THE Department of Education has carried out research into the organisations and work of State-funded support groups in Britain. These operate on behalf of men and women sentenced to terms in orphanages, industrial schools and reformatories run by the Roman Catholic Church in Ireland.
The period of their incarceration dates from the 1940s, but the majority now living in Britain were in these institutions from the 1950s to the 1970s, and in some cases later.
Many left Ireland as soon as they could and tried to make a life in England. This was far from easy, but in their view anything was better than remaining where they had been so harshly treated. There are five centres, in Manchester, Coventry, Sheffield and two in London. They are funded by the Department of Education with help from the Federation of Irish Societies. These two commissioned the report in November 2004. It is rather sadly entitled "Helping us put ourselves back together", and was ready for publication over a year ago. But it was held up by the Department, then edited and changed before its limited release last month. A good deal of the funding and expenditure information has been removed.
There are other questions that raise serious doubts about the value and purpose of the survey. The two people commissioned to do it are David Vanderhoeven and Michael Pitchford. The former is a PhD research student at Sheffield University. Mr Pitchford works for the Community Development Foundation in Leeds. They carried out research into Irish Travellers in England but otherwise had no experience in the field of Irish abuse victims.
As Professor Patrick O'Sullivan, of Bradford University, said in an earlier report for another Government department in 2001: "On the whole, Irish organisations do not use external research in their service planning. The most important use that they make of research is in supporting funding applications. The search for funding can, therefore, shape the research agenda and decide the future of a piece of research. A suggestion put to authors was that this funding-driven approach to research might cumulatively amount to a pathologisation of 'Irishness'."
This new report finds that the Department of Education had little close knowledge of what it was funding, what agreements existed, how money was spent and what financial and professional audits were conducted.
One of the five centres, the London Irish Survivors' Outreach Service (LISOS) had no service agreement. The others provided for general information, a referral service, financial assistance and advice. The ISOS organisations also helped with the Child Abuse Commission, counselling, the Redress Board and the retrieval of records by individuals.
Astonishingly, no evidence was found that the Department of Education had either seen or signed the agreements. This would suggest that no effective audit on the substantial public funding of the organisations has ever taken place. This view is reinforced by the fact that, although the terms of the four existing agreements are reported to be "common", job descriptions in the different regional centres differ as do titles and salaries. Also, the actual descriptions of jobs are at odds with the terms of the overall agreements.

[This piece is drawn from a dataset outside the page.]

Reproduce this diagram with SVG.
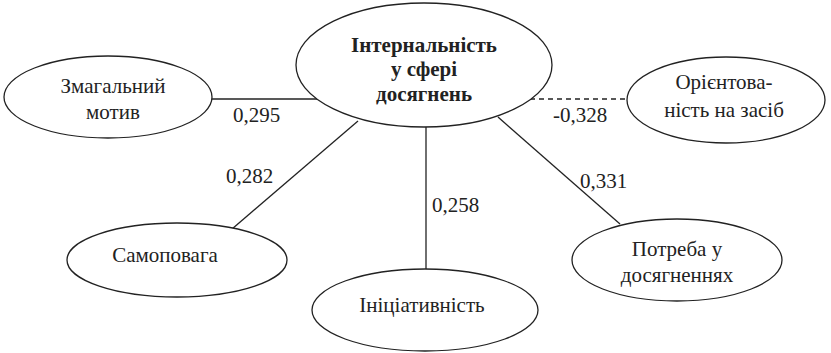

The uncertainty is reinforced further. There is evidence of "a lack of clear guidance" from the Department as to the role and remit of the service "particularly with the shift from the Child Abuse Commission towards being focused around the Redress Board." It is also not clear what "shift away" means, and whether the implications of this suggestion are clearly understood. Recent training offered to ISOS personnel in Dublin, by the Department, in "money advice to survivors" has possibly resulted in the huge increase in survivors being channelled to the Redress Board where they are represented by British solicitors. They come from English law firms on the LISOS Approved List.
In 2005 a total of €1.9m was paid in fees to these firms in respect of 178 cases. The sum in 2004 was €600,000. None of this was for court appearances since those solicitors do not have legal access to plead here.
IT can be inferred that the outreach services have channelled abused people to the Redress Board for settlement of their cases. The report finds lack of coordination of services, the Federation of Irish Societies being blamed. But no one knows the role and function of that organisation's development coordinator. The job was filled for a year, little was achieved. The position is still vacant.
Unsurprisingly, the abused want no Church links. There is a known lack of trust, acknowledged in the report, between survivors and the centres because of close Church involvement. Yet there are such links, many of them hidden. They undermine trust because the Church was the main body responsible for the years of suffering of the abused. Nevertheless this long delayed Report recommends the continuation of the services from those very centres.
When asked, Mr Pitchford referred all questions to the department. The report raises more questions than it answers. But that is the way with such reports and has been the way for two decades with the Department of Education on this issue, something to which Mary Hanafin has yet to put her hand.